The crew of more than half a dozen staff and a dozen or so inmates started at 7 a.m. to clear invasive plants from the fence, mostly bittersweet, while former Selectman Richard Holzman cleared brush in his front-end loader. Sheriff’s staff also brought chainsaws to clear small trees around the fence.
Holzman has been working since August to clean up the cemetery, which has gravestones dating back to the mid-1700s and early 1800s. He had contacted the Sheriff’s Department for help.
“This sheriff’s department is outstanding — so organized, so methodical,” Holzman said. “People are nice and hard-working.

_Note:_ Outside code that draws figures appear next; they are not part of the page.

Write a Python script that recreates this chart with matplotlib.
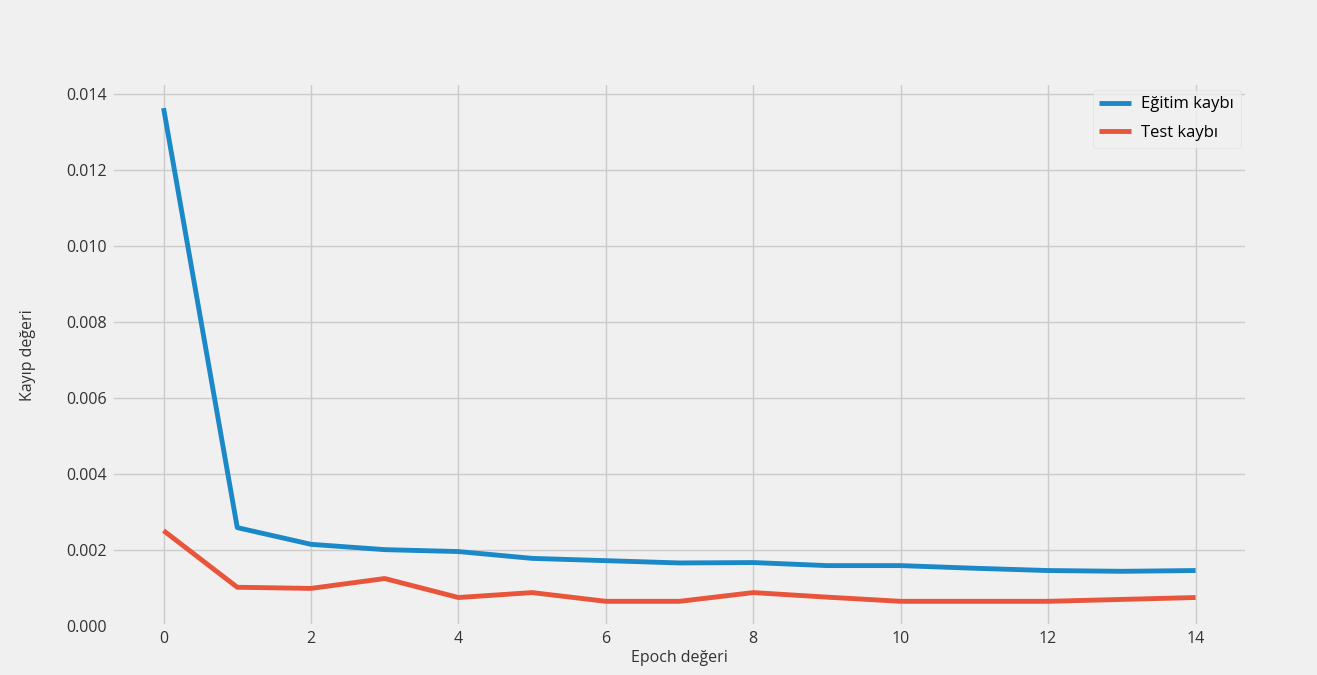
import matplotlib.pyplot as plt

plt.style.use('fivethirtyeight')
plt.rcParams['font.family'] = ['Open Sans', 'DejaVu Sans']

epochs = list(range(15))
train_loss = [0.01364, 0.00260, 0.00216, 0.00202, 0.00197, 0.00179, 0.00173, 0.00167,
              0.00168, 0.00160, 0.00160, 0.00153, 0.00147, 0.00145, 0.00147]
test_loss = [0.00252, 0.00103, 0.00100, 0.00126, 0.00076, 0.00089, 0.00066, 0.00066,
             0.00089, 0.00077, 0.00066, 0.00066, 0.00066, 0.00071, 0.00076]

fig = plt.figure(figsize=(13.17, 6.75), dpi=100)
ax = fig.add_axes([0.085, 0.072, 0.862, 0.805])

ax.plot(epochs, train_loss, lw=3.5, color='#1b88c8', label='Eğitim kaybı')
ax.plot(epochs, test_loss, lw=3.5, color='#e8553a', label='Test kaybı')

ax.set_xlabel('Epoch değeri', fontsize=11.5, color='#333333', labelpad=2)
ax.set_ylabel('Kayıp değeri', fontsize=11.5, color='#333333', labelpad=22)
ax.tick_params(labelsize=11.5, colors='#333333')
ax.set_xticks(range(0, 15, 2))
ax.set_ylim(0, 0.0143)
ax.grid(True, color='#cbcbcb', lw=1)

leg = ax.legend(loc='upper right', fontsize=12, frameon=True, handlelength=1.9,
                handletextpad=0.6, labelspacing=0.75, borderaxespad=0.4)
leg.get_frame().set_facecolor('#f0f0f0')
leg.get_frame().set_edgecolor('#dddddd')

fig.savefig('out.png', dpi=100)
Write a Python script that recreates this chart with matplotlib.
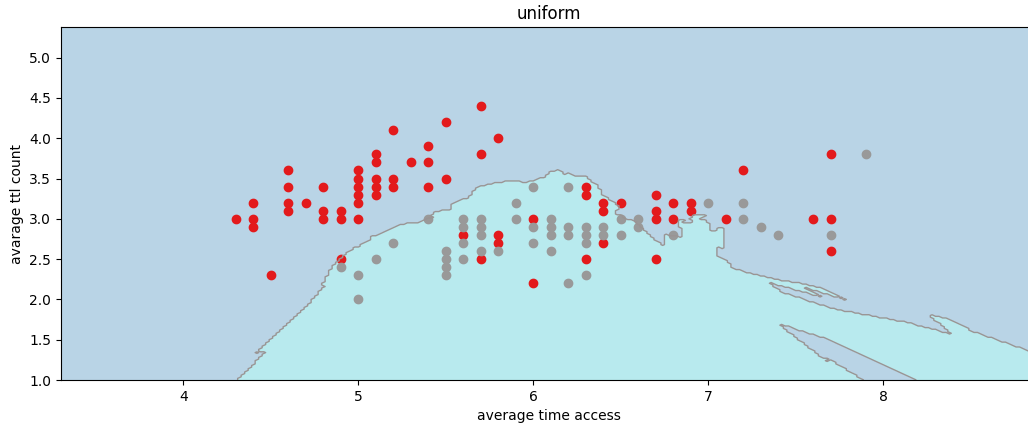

It’s a good example of an opportunity to serve.”
He said the bittersweet was completely entangled in the chain link fence, but they took it all out: “They know what they’re doing.”
Holzman said working with new Chester Selectman Brian Forgue and the cemetery commissioners, he had contacted Smith Monuments in Westfield for an evaluation, and they said the cemetery could be used for another 100 years at the current pace of burials, “for generations to come.”
Once the brush is cleared away from the fence, Holzman said the fence will be repaired and painted black.
“It shows how we honor history,” Holzman said. “There’s a lot of history here.” He said the project was personally rewarding, a gift to him and to the town.
“We in Chester so much appreciate Sheriff [Nick] Cocchi and the people working for him. There are people working for him from the Hilltowns and Springfield who are so devoted to their work and their contribution,” Holzman said.
The work day at the cemetery, originally scheduled for a Saturday, was rained out a few times before the crew was able to get there. As work wrapped up at 1 p.m., Shelley Holzman brought the workers pizza from the Blue Note in Chester for lunch.
Mike Norgren and Brian Kearney were supervising the work day for the Sheriff’s Department.
They said they’ve done a little bit of work everywhere, including projects at Camp Moses in Russell. They’ve also agreed to come back to Chester to scrape and paint some of the railroad cars in the yard of the Historic Chester Railway Station Museum.